REQUEST:
Go through the material and pull out every line with the string "matplotlib" in it.

Dataset records

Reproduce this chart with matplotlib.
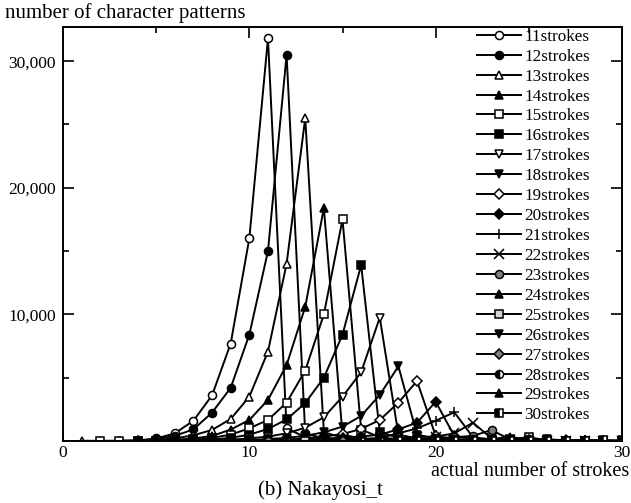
import matplotlib
matplotlib.use('Agg')
import matplotlib.pyplot as plt
import numpy as np
from matplotlib.ticker import MultipleLocator, FuncFormatter

plt.rcParams['font.family'] = ['Liberation Serif', 'DejaVu Serif']

N = None
strokes = np.arange(1, 31)

# number of character patterns per actual stroke count (x = 1..30)
s11 = [N, N, 10, 40, 200, 600, 1600, 3600, 7700, 16000, 31800, 1000, 300, 120, 60, 30, 20, 10, 5, 5, 0, 0, 0, 0, 0, 0, 0, 0, 0, 0]
s12 = [N, N, 10, 30, 150, 400, 920, 2240, 4200, 8400, 15000, 30500, 600, 200, 100, 50, 30, 20, 10, 5, 0, 0, 0, 0, 0, 0, 0, 0, 0, 0]
s13 = [20, 10, 10, 20, 80, 200, 450, 870, 1740, 3500, 7060, 14000, 25500, 700, 250, 100, 50, 30, 20, 10, 5, 0, 0, 0, 0, 0, 0, 0, 0, 0]
s14 = [N, N, N, 10, 40, 100, 200, 400, 900, 1660, 3240, 6000, 10600, 18400, 500, 200, 100, 50, 30, 20, 10, 5, 0, 0, 0, 0, 0, 0, 0, 0]
s15 = [N, 10, 10, 10, 20, 60, 120, 250, 500, 1000, 1660, 3030, 5560, 10000, 17500, 900, 300, 120, 60, 30, 20, 10, 5, 0, 0, 0, 0, 0, 0, 0]
s16 = [N, N, N, 5, 10, 30, 60, 120, 250, 500, 950, 1700, 3000, 5000, 8400, 13900, 700, 250, 100, 50, 30, 10, 5, 0, 0, 0, 0, 0, 0, 0]
s17 = [N, N, N, N, 5, 10, 20, 50, 100, 200, 350, 600, 1050, 1870, 3500, 5430, 9750, 500, 200, 80, 40, 20, 10, 0, 0, 0, 0, 0, 0, 0]
s18 = [N, N, N, N, N, 5, 10, 20, 40, 80, 150, 250, 400, 690, 1130, 1980, 3640, 5900, 500, 200, 80, 40, 20, 10, 0, 0, 0, 0, 0, 0]
s19 = [N, N, N, N, N, N, 5, 10, 20, 40, 60, 100, 200, 350, 550, 950, 1660, 3030, 4740, 400, 150, 60, 30, 10, 0, 0, 0, 0, 0, 0]
s20 = [N, N, N, 5, 5, 10, 10, 20, 30, 40, 60, 100, 150, 200, 250, 350, 500, 920, 1450, 3100, 400, 150, 60, 20, 10, 0, 0, 0, 0, 0]
s21 = [N, N, N, N, N, N, N, N, 5, 10, 20, 30, 50, 70, 100, 150, 250, 600, 1000, 1600, 2270, 300, 120, 50, 20, 10, 0, 0, 0, 0]
s22 = [N, N, N, N, N, N, N, N, N, 5, 10, 20, 30, 40, 50, 70, 100, 200, 300, 350, 600, 1450, 200, 80, 30, 10, 0, 0, 0, 0]
s23 = [N, N, N, N, N, N, N, N, N, N, 5, 10, 20, 30, 40, 50, 60, 80, 120, 200, 300, 400, 870, 100, 40, 20, 10, 0, 0, 0]
s24 = [N, N, N, N, N, N, N, N, N, N, N, 5, 10, 10, 20, 20, 30, 40, 50, 70, 100, 150, 150, 340, 50, 20, 10, 0, 0, 0]
s25 = [N, N, N, N, N, N, N, N, N, N, N, N, 5, 10, 10, 10, 20, 20, 30, 40, 50, 70, 100, 150, 290, 50, 20, 10, 0, 0]
s26 = [N, N, N, N, N, N, N, N, N, N, N, N, N, 5, 5, 10, 10, 10, 20, 20, 30, 40, 50, 80, 100, 150, 30, 10, 0, 0]
s27 = [N, N, N, N, N, N, N, N, N, N, N, N, N, N, 5, 5, 5, 10, 10, 10, 20, 20, 30, 40, 50, 60, 100, 20, 10, 0]
s28 = [N, N, N, N, N, N, N, N, N, N, N, N, N, N, N, 5, 5, 5, 5, 10, 10, 10, 20, 20, 30, 40, 50, 80, 20, 10]
s29 = [N, N, N, N, N, N, N, N, N, N, N, N, N, N, N, N, 5, 5, 5, 5, 10, 10, 10, 10, 20, 20, 30, 40, 60, 10]
s30 = [N, N, N, N, N, N, N, N, N, N, N, N, N, N, N, N, N, 5, 5, 5, 5, 10, 10, 10, 10, 20, 20, 30, 40, 50]

series = [s11, s12, s13, s14, s15, s16, s17, s18, s19, s20,
          s21, s22, s23, s24, s25, s26, s27, s28, s29, s30]
labels = [f"{n}strokes" for n in range(11, 31)]

# (marker, facecolor, fillstyle)
styles = [
    ('o', 'white', 'full'), ('o', 'black', 'full'),
    ('^', 'white', 'full'), ('^', 'black', 'full'),
    ('s', 'white', 'full'), ('s', 'black', 'full'),
    ('v', 'white', 'full'), ('v', 'black', 'full'),
    ('D', 'white', 'full'), ('D', 'black', 'full'),
    ('+', 'black', 'full'), ('x', 'black', 'full'),
    ('o', 'gray', 'full'), ('^', 'black', 'full'),
    ('s', 'lightgray', 'full'), ('v', 'black', 'full'),
    ('D', 'gray', 'full'), ('o', 'black', 'left'),
    ('^', 'black', 'full'), ('s', 'black', 'left'),
]

fig = plt.figure(figsize=(6.31, 5.03), dpi=100)
ax = fig.add_axes([0.0998, 0.1233, 0.886, 0.823])

for vals, lab, (mk, fc, fs) in zip(series, labels, styles):
    y = np.array([np.nan if v is None else v for v in vals], dtype=float)
    ms = 5.8
    if mk == 'D':
        ms = 5.2
    if mk in ('+', 'x'):
        ms = 7
    ax.plot(strokes, y, color='black', linewidth=1.4, marker=mk, markersize=ms,
            markerfacecolor=fc, markerfacecoloralt='white', fillstyle=fs,
            markeredgecolor='black', markeredgewidth=1.1, label=lab)

ax.set_xlim(0, 30)
ax.set_ylim(0, 32700)
ax.xaxis.set_major_locator(MultipleLocator(10))
ax.xaxis.set_minor_locator(MultipleLocator(5))
ax.yaxis.set_major_locator(MultipleLocator(10000))
ax.yaxis.set_minor_locator(MultipleLocator(5000))
ax.yaxis.set_major_formatter(FuncFormatter(lambda v, p: '' if v == 0 else f"{int(v):,}"))
ax.tick_params(which='both', direction='in', top=True, right=True, width=1.2,
               labelsize=12.5)
ax.tick_params(axis='y', pad=5)
ax.tick_params(axis='x', pad=3)
ax.tick_params(which='major', length=8)
ax.tick_params(which='minor', length=4)
for sp in ax.spines.values():
    sp.set_linewidth(1.4)

fig.text(5 / 631, 1 - 13 / 503, 'number of character patterns', fontsize=15,
         ha='left', va='center')
fig.text(629 / 631, 1 - 472 / 503, 'actual number of strokes', fontsize=14.5,
         ha='right', va='center')
fig.text(320 / 631, 1 - 490 / 503, '(b) Nakayosi_t', fontsize=15,
         ha='center', va='center')

ax.legend(loc='upper left', bbox_to_anchor=(0.737, 1.0), frameon=False,
          fontsize=12.3, handlelength=2.6, handletextpad=0.2, labelspacing=0.23,
          borderpad=0.1, borderaxespad=0)

fig.savefig('out.png', dpi=100)
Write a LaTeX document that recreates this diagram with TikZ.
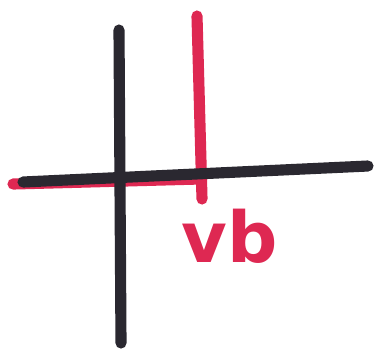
\documentclass[tikz,border=0pt]{standalone}
\usepackage{fontspec}
\setmainfont{DejaVu Sans}
\usepackage{tikz}

\definecolor{marker}{RGB}{222,40,82}
\definecolor{ink}{RGB}{42,40,48}

\begin{document}
\begin{tikzpicture}[x=0.03cm, y=-0.03cm, line width=9.5pt, line cap=round]
    \useasboundingbox (0,0) rectangle (375,351);
    % red path first, black on top
    \draw[marker] (13,184) -- (200,179);
    \draw[marker] (197,16) -- (202,199);
    \draw[ink] (119,30) -- (121,343);
    \draw[ink] (23,182) -- (368,166);
    \node[marker, font=\fontsize{60}{62}\selectfont\bfseries] (vb) at (230,236) {vb};
\end{tikzpicture}
\end{document}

WRITTEN REPLY:
Reproduce this chart with matplotlib.
import matplotlib
matplotlib.use('Agg')
import matplotlib.pyplot as plt
from matplotlib.ticker import MultipleLocator, FuncFormatter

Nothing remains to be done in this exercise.